* **WRITTEN REQUEST**:
Starting from the top of the material, restate each line exactly until the line that contains "(as of 9/12)</div>", which is also copied. Pictures are excluded.

----------------------------------------

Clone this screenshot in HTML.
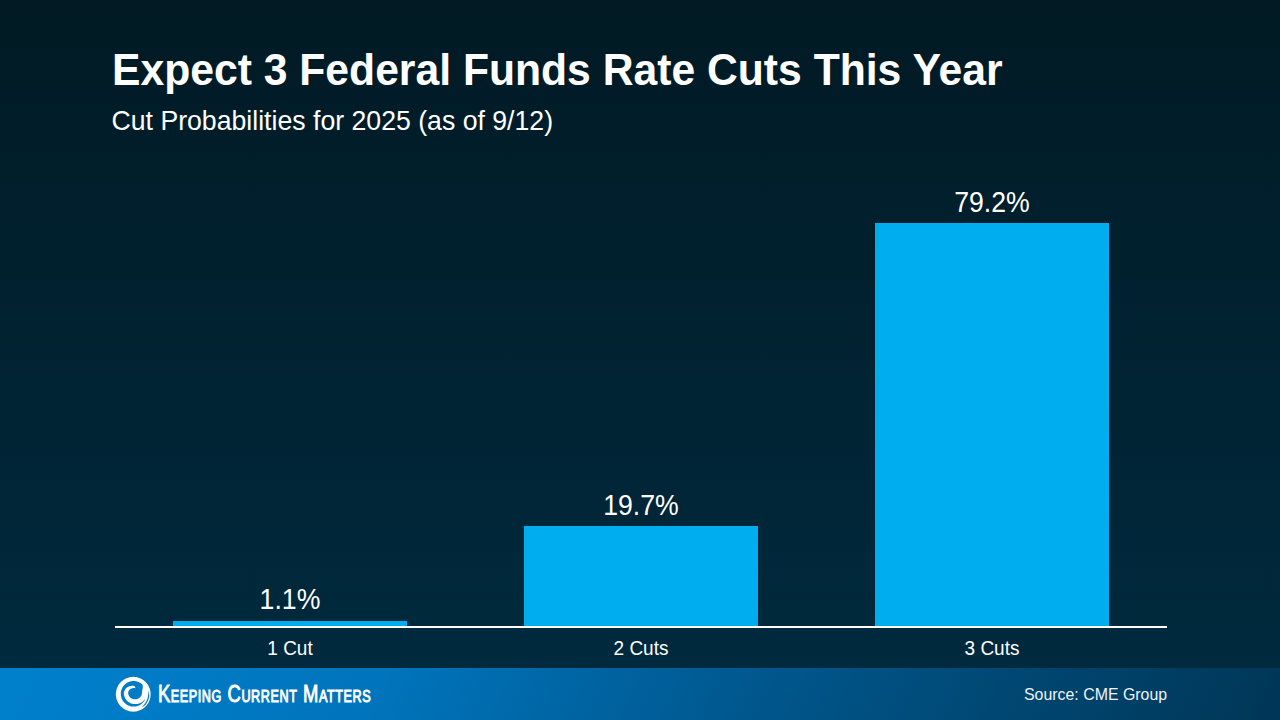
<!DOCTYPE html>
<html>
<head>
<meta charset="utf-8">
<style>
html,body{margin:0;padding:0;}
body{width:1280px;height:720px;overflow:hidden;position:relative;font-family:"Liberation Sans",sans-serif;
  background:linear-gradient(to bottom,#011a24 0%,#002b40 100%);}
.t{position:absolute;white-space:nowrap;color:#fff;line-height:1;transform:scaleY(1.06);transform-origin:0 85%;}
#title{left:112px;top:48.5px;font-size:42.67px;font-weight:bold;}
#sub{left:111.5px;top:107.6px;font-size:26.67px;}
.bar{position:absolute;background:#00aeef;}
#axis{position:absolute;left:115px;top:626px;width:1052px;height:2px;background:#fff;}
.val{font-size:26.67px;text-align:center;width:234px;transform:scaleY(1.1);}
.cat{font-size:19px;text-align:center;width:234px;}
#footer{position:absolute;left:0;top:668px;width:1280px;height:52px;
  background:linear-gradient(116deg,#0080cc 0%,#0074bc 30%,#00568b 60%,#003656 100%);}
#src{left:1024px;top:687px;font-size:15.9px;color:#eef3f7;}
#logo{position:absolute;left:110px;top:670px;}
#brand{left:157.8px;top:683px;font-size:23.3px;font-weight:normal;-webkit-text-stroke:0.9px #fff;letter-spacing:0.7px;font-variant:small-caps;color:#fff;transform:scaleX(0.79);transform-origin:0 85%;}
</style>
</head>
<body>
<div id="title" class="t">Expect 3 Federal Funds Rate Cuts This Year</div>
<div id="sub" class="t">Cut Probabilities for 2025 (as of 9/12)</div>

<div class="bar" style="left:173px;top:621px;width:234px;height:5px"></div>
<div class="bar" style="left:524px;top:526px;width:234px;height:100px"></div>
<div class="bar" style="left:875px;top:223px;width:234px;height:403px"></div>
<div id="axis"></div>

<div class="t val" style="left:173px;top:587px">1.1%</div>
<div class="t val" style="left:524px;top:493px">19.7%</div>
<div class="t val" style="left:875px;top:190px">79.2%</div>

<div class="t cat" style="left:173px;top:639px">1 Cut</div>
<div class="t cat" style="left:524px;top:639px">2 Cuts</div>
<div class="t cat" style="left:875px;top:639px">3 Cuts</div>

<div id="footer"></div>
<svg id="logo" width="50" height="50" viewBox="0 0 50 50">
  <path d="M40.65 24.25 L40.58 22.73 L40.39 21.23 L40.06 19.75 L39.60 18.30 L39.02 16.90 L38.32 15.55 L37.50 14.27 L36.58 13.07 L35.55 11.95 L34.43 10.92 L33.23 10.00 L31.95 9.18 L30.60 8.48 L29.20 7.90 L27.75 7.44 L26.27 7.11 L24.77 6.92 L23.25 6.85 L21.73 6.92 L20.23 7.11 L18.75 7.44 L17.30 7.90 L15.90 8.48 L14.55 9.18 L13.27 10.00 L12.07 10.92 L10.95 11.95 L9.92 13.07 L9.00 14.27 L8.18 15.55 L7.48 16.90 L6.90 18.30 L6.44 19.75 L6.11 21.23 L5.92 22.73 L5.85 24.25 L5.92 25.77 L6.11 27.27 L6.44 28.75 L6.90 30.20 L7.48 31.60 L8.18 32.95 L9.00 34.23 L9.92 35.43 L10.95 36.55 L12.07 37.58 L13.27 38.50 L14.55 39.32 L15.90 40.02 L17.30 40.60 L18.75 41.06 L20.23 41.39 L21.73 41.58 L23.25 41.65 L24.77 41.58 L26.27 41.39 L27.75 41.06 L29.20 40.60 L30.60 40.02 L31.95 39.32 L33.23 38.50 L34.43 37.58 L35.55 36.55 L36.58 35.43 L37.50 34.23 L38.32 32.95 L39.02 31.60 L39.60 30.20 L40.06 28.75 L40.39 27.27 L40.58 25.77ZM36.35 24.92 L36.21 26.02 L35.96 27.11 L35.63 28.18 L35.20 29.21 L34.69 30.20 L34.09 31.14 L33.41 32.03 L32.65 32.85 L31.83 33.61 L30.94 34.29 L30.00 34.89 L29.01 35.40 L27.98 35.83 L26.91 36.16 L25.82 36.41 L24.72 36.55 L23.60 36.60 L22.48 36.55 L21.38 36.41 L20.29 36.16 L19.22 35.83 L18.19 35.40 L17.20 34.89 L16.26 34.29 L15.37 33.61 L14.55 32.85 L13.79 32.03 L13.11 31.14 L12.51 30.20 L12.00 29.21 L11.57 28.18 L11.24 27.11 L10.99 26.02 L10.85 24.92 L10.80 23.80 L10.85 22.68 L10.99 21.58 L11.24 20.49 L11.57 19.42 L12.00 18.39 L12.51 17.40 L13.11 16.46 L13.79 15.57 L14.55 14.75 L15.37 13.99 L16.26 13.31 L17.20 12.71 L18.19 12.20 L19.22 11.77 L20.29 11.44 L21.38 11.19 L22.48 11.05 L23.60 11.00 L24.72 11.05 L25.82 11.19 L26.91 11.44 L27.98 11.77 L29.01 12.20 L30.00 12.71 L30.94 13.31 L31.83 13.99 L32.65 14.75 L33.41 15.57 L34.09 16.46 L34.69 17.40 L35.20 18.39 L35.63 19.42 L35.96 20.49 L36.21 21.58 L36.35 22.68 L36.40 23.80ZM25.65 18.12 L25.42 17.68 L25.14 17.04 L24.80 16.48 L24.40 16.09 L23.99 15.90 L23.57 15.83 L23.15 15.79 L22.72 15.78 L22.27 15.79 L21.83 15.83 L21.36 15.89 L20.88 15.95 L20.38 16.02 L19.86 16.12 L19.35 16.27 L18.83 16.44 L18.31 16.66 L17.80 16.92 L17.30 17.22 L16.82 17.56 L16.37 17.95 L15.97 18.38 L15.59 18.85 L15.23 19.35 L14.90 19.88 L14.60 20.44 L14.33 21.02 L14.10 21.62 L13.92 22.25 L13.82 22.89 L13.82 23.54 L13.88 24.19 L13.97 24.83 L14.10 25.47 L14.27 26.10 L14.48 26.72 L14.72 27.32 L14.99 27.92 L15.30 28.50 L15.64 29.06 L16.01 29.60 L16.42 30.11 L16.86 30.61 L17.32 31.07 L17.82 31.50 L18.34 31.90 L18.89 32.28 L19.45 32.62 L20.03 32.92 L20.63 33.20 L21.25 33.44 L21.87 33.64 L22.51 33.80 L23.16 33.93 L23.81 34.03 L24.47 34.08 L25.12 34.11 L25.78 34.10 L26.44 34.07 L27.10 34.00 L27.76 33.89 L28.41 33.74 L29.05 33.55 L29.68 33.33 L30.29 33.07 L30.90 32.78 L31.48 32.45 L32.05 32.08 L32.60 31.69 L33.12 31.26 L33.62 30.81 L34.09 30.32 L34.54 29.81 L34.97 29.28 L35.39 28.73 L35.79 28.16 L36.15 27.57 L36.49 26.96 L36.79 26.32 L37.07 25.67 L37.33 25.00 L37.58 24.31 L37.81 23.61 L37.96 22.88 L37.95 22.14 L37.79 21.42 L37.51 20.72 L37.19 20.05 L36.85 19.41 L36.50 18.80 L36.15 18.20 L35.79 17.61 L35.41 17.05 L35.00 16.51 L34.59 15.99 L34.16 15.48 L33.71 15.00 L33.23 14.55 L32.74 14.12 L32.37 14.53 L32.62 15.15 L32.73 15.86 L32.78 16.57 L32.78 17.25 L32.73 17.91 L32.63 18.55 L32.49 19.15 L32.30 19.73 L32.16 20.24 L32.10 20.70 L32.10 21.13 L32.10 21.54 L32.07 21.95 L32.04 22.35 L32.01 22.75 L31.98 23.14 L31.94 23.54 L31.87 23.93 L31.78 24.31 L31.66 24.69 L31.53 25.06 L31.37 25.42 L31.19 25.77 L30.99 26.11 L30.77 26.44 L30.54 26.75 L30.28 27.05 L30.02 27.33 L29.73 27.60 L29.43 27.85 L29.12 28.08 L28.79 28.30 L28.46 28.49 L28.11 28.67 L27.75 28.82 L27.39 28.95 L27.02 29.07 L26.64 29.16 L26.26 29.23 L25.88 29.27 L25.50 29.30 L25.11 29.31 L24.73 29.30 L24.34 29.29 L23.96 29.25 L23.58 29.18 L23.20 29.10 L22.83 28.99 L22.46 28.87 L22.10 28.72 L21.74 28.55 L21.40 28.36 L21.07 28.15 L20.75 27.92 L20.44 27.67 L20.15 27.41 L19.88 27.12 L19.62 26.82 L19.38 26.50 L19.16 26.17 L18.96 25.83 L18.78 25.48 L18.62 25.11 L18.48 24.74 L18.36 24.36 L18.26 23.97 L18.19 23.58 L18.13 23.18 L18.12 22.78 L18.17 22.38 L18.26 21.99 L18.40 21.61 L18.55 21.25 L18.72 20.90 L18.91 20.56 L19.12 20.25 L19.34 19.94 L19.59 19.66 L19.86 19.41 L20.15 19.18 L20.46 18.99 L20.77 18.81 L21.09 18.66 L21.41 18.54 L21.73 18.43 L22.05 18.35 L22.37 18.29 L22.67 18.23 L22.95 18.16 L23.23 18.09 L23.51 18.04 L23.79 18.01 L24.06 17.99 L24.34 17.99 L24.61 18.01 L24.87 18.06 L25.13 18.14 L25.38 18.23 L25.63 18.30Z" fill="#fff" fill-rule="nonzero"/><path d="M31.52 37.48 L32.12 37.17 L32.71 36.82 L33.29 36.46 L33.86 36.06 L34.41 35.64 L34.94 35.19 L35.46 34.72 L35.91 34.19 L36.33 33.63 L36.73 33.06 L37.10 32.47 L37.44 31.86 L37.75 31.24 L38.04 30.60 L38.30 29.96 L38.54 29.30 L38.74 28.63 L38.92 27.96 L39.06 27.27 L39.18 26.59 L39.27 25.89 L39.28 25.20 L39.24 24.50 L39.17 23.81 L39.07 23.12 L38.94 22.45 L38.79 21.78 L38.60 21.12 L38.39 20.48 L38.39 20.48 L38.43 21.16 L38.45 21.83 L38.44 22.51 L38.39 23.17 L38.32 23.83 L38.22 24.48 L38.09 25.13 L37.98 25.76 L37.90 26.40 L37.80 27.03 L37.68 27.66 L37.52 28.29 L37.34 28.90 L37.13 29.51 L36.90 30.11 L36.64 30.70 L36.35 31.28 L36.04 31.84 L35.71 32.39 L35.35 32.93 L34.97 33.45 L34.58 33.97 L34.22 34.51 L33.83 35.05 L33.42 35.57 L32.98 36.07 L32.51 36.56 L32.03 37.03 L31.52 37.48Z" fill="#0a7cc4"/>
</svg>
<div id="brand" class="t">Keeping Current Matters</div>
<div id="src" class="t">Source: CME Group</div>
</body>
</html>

----------------------------------------

* **FULL RESPONSE**:
Clone this screenshot in HTML.
<!DOCTYPE html>
<html>
<head>
<meta charset="utf-8">
<style>
html,body{margin:0;padding:0;}
body{width:1280px;height:720px;overflow:hidden;position:relative;font-family:"Liberation Sans",sans-serif;
  background:linear-gradient(to bottom,#011a24 0%,#002b40 100%);}
.t{position:absolute;white-space:nowrap;color:#fff;line-height:1;transform:scaleY(1.06);transform-origin:0 85%;}
#title{left:112px;top:48.5px;font-size:42.67px;font-weight:bold;}
#sub{left:111.5px;top:107.6px;font-size:26.67px;}
.bar{position:absolute;background:#00aeef;}
#axis{position:absolute;left:115px;top:626px;width:1052px;height:2px;background:#fff;}
.val{font-size:26.67px;text-align:center;width:234px;transform:scaleY(1.1);}
.cat{font-size:19px;text-align:center;width:234px;}
#footer{position:absolute;left:0;top:668px;width:1280px;height:52px;
  background:linear-gradient(116deg,#0080cc 0%,#0074bc 30%,#00568b 60%,#003656 100%);}
#src{left:1024px;top:687px;font-size:15.9px;color:#eef3f7;}
#logo{position:absolute;left:110px;top:670px;}
#brand{left:157.8px;top:683px;font-size:23.3px;font-weight:normal;-webkit-text-stroke:0.9px #fff;letter-spacing:0.7px;font-variant:small-caps;color:#fff;transform:scaleX(0.79);transform-origin:0 85%;}
</style>
</head>
<body>
<div id="title" class="t">Expect 3 Federal Funds Rate Cuts This Year</div>
<div id="sub" class="t">Cut Probabilities for 2025 (as of 9/12)</div>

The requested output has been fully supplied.